The course covers topics such as Kafka Streams architecture, Kafka Streams API, Kafka Streams, Kafka Connect, Kafka Streams, and KSQL, and includes some real-world use cases and how to implement them using Kafka Streams. The course is designed to be accessible to those with prior experience with Kafka.
#3. Apache Kafka for Absolute Beginner
Kafka for absolute beginners is a newbie-friendly course that covers the basics of Kafka, including its architecture, core concepts, and features. It also covers setting up and configuring a Kafka cluster, producing and consuming messages, and a micro project.
#4. The Complete Apache Kafka Practical Guide
Kafka practical guide aims to provide hands-on experience working with Kafka. It also covers the fundamental Kafka concepts and a practical guide on creating clusters, multiple brokers, and writing custom producers and consoles. This course does not require any prerequisites.
#5. Building Data Streaming Applications with Apache Kafka
Building Data Streaming Applications with Apache Kafka is a guide for developers and architects who want to learn how to build data streaming applications using Apache Kafka.
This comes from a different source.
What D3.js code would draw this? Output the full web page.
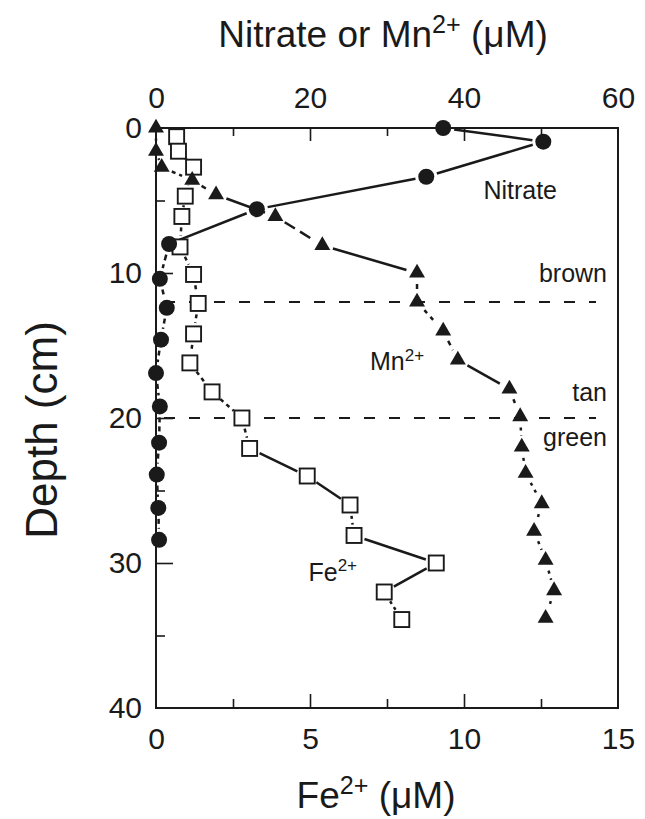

The book covers the key concepts and architecture of Kafka and explains how to use Kafka to build real-time data pipelines and streaming applications.
It covers topics such as setting up a Kafka cluster, sending and receiving messages, and integrating Kafka with other systems and tools. Additionally, the book provides best practices to help readers build high-performance and scalable data streaming applications.
#6. Apache Kafka Quick Start Guide
Kafka Quick Start Guide covers the basics of Kafka, including its architecture, key concepts, and basic operations. It also provides step-by-step instructions for setting up a simple Kafka cluster and using it to send and receive messages.
Additionally, the guide provides an overview of more advanced features such as replication, partitioning, and fault tolerance. This guide is intended for developers, architects, and data engineers who are new to Kafka and want to get up and running with the platform quickly.
Apache Kafka is a distributed streaming platform that builds real-time data pipelines and streaming applications. Kafka plays a key role in big data systems by providing a fast, reliable, and scalable way to collect and process large amounts of data in real-time.
It enables companies to gain insights, make data-driven decisions, and improve their operations and overall performance.